A year later as India sees large-scale dissent at the national capital and adjoining areas, The Quint spoke to activists who said that the nature of both the farmers’ protests and the CAA-NRC protests is radically different.
While the former is a movement against ‘corrupt laws’, the latter was a movement against a ‘communal law’, they said.
The protesting farmers have faced a media trial – from being called ‘foreign funded’ to ‘Khalistani supporters’ to even being called ‘terrorists’, but little evidence has been put forward to back these claims.
Writer and activist Gurmehar Kaur, 24, told The Quint, “There was no space for negotiations. That is because in the 2019 general elections, the BJP came into power because it promised the people Anti-Muslim laws. It came into power on the promise that it would turn India into a Hindu Rashtra, a Hindutva state.”

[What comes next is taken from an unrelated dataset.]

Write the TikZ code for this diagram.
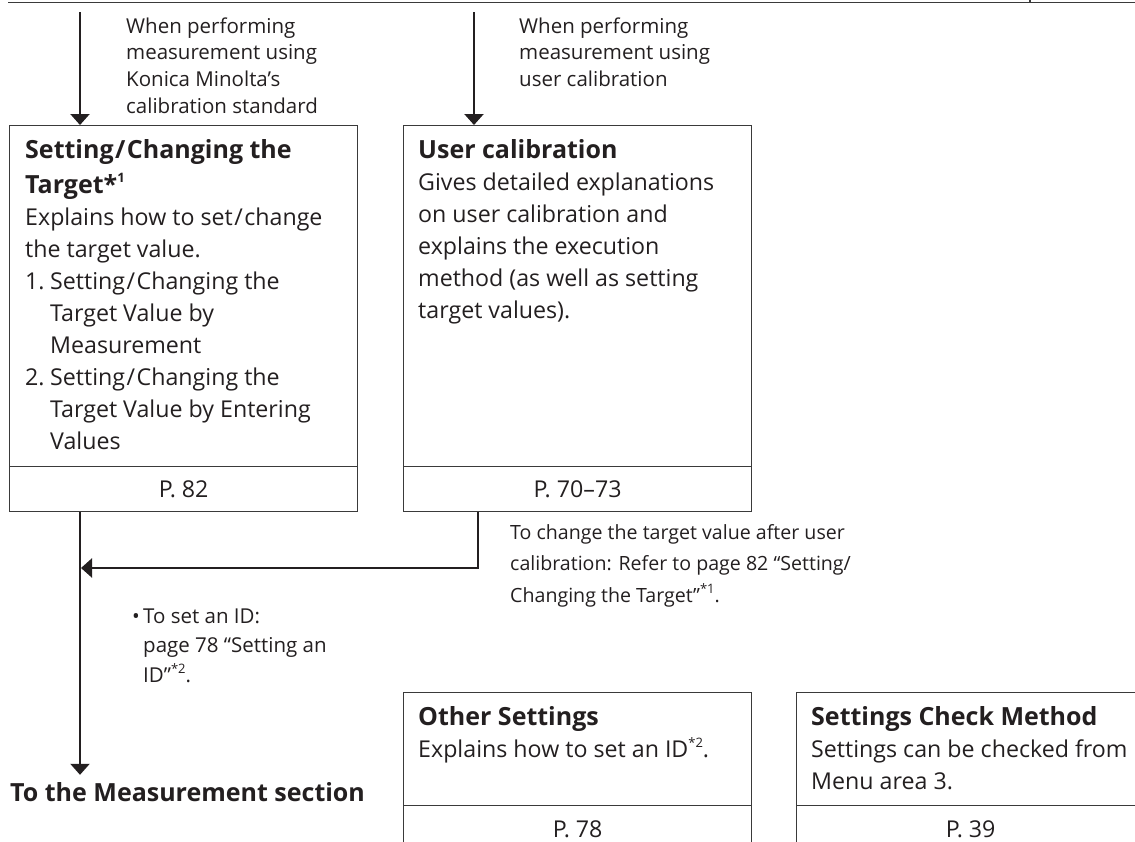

Vibhu Grover, a 19-year-old photographer and activist, told The Quint, “During the anti-CAA NRC protests, the ingrained Islamophobia in the people of this country was way more visible than it usually is.” Grover, who covered the anti-CAA protests at Shaheen Bagh, is currently covering the farmers’ protests in Punjab and New Delhi.
Thirty-four-year-old writer Hussain Haidry told The Quint that “the government does not shy away in any manner to demonise Muslims and it’s not a hidden fact that it doesn’t like Muslims,” adding that however, “to demonise the entire Sikh community is a very tough nut to crack.”
He added:
Poet Naveen Chourey, a 28-year-old artist from Hoshangabad, MP, said he believed that the government’s ‘tactics’ have not worked this time around because people don’t particularly associate farmers with an identity or a religion.
He added, “A farmer has no religion. A farmer is a farmer. People from all backgrounds are farmers. When he goes farming, he removes his identity to do so.”
Lakhs of farmers around India are currently contesting three controversial farm laws that put their livelihoods at risk, and are engaging in discussions with the Centre to find a solution to end the protests.